A condenação do ex-presidente Lula da Silva, no Brasil, mostrou como a justiça não precisa de muito para ser politizada: basta que as suas sentenças tenham efeitos políticos. E para que tenham efeitos políticos, são necessárias apenas duas coisas: que o condenado seja um político, e que a condenação comprometa a sua carreira. A partir daí, haverá sempre quem pelos efeitos julgue as motivações: se a sentença teve um efeito político, então também teve uma motivação política. É difícil escapar a isto, sobretudo quando o acusado, como no caso de Lula, não hesita em fazer política para se safar. Condenado, propôs-se novamente à eleição presidencial, para perturbar os tribunais. Ameaçado de ser preso, refugiou-se no meio de uma manifestação, para inibir a polícia.

Tem-se dito que Lula, como presidente, fez muito bem ao Brasil. Sim, mas porque pôde distribuir por uma parte da população os resultados dos esforços de estabilização e de modernização do seu antecessor, Fernando Henrique Cardoso. Mas se usou o produto, não aumentou a produção, acabando por deixar o Brasil resvalar para a maior crise das últimas décadas. Os problemas legais de Lula são muito reveladores do que fez no poder. Lula e o PT chegaram ao governo no auge da “terceira via”. Em vez de destruir o  capitalismo, como recomendavam os marxistas de 1973, fizeram um capitalismo deles, combinando o domínio do Estado com a cumplicidade das grandes empresas. Não por acaso, Lula e Dilma tiveram como conselheiro económico o lendário Delfim Netto, um dos orientadores da Ditadura Militar (e agora também em apuros na Lava Jato).

Mas Lula nem por isso renunciou à demagogia revolucionária. Num país em transformação (a taxa de urbanização, por exemplo, subiu de 45% para 85% desde 1960), não faltam carências e frustrações. A demagogia é sempre fácil, mas  talvez no Brasil seja um pouco mais fácil. Por isso, o poder do PT foi Delfim Netto, mais o Movimento dos Sem Terra e todos os outros activismos identitários de importação norte-americana.
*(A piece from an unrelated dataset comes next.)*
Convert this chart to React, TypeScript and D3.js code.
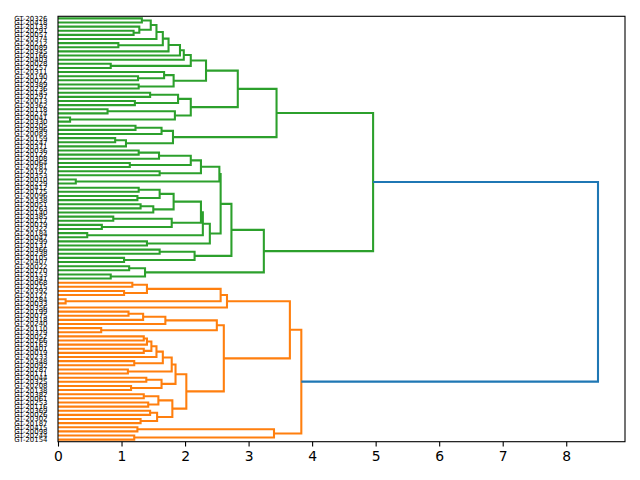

Sem os escritórios, resta-lhes agora as ruas. Esse é o perigo que Lula sabe que representa para a democracia no Brasil. Quando Dilma foi derrubada no congresso, falou-se de “golpe”, como se, em vez de uma votação parlamentar, a tropa tivesse saído dos quartéis. Agora, Lula fez tudo para inspirar comparações com a sua prisão em 1980, como se o Brasil, em vez da democracia que é há 30 anos, continuasse em Ditadura Militar. Perdida a partida, resta desacreditar o jogo, para ver se é possível voltar a baralhar. O que Lula e Dilma dão a entender aos seus seguidores é que a democracia e a legalidade são apenas uma máscara para relações de força. A lição é óbvia: no fundo, só a força conta. Não os votos, não as leis, mas a força. É uma mentalidade de guerra civil.

As democracias são mais fáceis de destruir do que de construir. Construir uma democracia exige atitudes e comportamentos pouco naturais, como o de respeitar os adversários, mesmo quando odiosos, ou confiar nos procedimentos, mesmo quando frustrantes. Destruir uma democracia dá muito menos trabalho: é questão de dar largas ao rancor e à paranoia. Já não estamos em 1989, quando os muros caíam e a terra parecia destinada às democracias de tipo liberal. A história, afinal, não acabou. As ditaduras são outra vez uma alternativa. Lula tem a influência para criar no Brasil o ambiente para uma experiência dessas. Basta que consiga divorciar uma parte da população da legalidade e da democracia. Por piores que sejam os actuais governantes, nenhum pode fazer tanto mal ao Brasil como Lula. Diz ele que já não é uma pessoa, mas uma ideia. Mas há ideias más.